** Begin **

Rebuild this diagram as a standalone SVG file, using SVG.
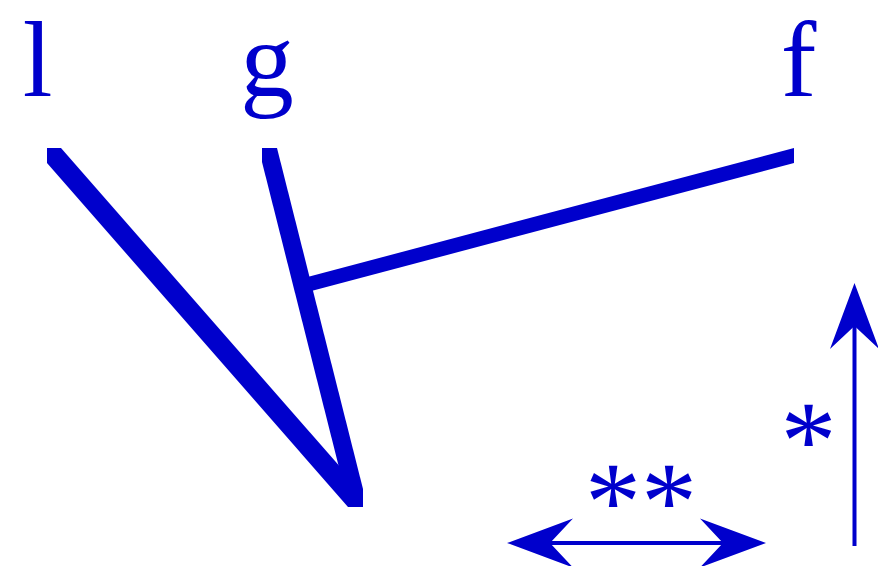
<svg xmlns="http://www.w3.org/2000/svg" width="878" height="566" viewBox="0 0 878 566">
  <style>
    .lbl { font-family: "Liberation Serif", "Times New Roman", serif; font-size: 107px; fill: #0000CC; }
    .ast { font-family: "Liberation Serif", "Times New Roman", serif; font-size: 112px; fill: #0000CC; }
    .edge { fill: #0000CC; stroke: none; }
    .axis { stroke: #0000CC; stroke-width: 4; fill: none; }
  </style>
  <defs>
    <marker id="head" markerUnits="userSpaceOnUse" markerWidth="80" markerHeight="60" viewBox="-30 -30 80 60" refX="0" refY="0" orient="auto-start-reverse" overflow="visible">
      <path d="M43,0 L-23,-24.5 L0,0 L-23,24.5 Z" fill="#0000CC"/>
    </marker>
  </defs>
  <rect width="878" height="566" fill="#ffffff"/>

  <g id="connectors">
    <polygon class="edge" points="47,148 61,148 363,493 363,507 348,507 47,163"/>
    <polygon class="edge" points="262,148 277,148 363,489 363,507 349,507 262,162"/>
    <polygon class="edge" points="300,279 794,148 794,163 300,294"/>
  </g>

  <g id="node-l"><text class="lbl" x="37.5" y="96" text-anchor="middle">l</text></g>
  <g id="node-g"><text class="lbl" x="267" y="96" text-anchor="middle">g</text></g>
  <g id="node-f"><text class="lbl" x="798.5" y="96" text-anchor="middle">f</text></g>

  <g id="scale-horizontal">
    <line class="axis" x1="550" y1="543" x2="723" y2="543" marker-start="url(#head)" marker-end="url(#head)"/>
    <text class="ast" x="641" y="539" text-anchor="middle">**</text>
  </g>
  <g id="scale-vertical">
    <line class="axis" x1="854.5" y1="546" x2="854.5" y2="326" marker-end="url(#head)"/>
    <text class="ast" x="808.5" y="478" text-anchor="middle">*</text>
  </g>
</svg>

** End **

Copy the material exactly. Do not include the pictures.

Rebuild this diagram as a standalone SVG file, using SVG.
<svg xmlns="http://www.w3.org/2000/svg" width="878" height="566" viewBox="0 0 878 566">
  <style>
    .lbl { font-family: "Liberation Serif", "Times New Roman", serif; font-size: 107px; fill: #0000CC; }
    .ast { font-family: "Liberation Serif", "Times New Roman", serif; font-size: 112px; fill: #0000CC; }
    .edge { fill: #0000CC; stroke: none; }
    .axis { stroke: #0000CC; stroke-width: 4; fill: none; }
  </style>
  <defs>
    <marker id="head" markerUnits="userSpaceOnUse" markerWidth="80" markerHeight="60" viewBox="-30 -30 80 60" refX="0" refY="0" orient="auto-start-reverse" overflow="visible">
      <path d="M43,0 L-23,-24.5 L0,0 L-23,24.5 Z" fill="#0000CC"/>
    </marker>
  </defs>
  <rect width="878" height="566" fill="#ffffff"/>

  <g id="connectors">
    <polygon class="edge" points="47,148 61,148 363,493 363,507 348,507 47,163"/>
    <polygon class="edge" points="262,148 277,148 363,489 363,507 349,507 262,162"/>
    <polygon class="edge" points="300,279 794,148 794,163 300,294"/>
  </g>

  <g id="node-l"><text class="lbl" x="37.5" y="96" text-anchor="middle">l</text></g>
  <g id="node-g"><text class="lbl" x="267" y="96" text-anchor="middle">g</text></g>
  <g id="node-f"><text class="lbl" x="798.5" y="96" text-anchor="middle">f</text></g>

  <g id="scale-horizontal">
    <line class="axis" x1="550" y1="543" x2="723" y2="543" marker-start="url(#head)" marker-end="url(#head)"/>
    <text class="ast" x="641" y="539" text-anchor="middle">**</text>
  </g>
  <g id="scale-vertical">
    <line class="axis" x1="854.5" y1="546" x2="854.5" y2="326" marker-end="url(#head)"/>
    <text class="ast" x="808.5" y="478" text-anchor="middle">*</text>
  </g>
</svg>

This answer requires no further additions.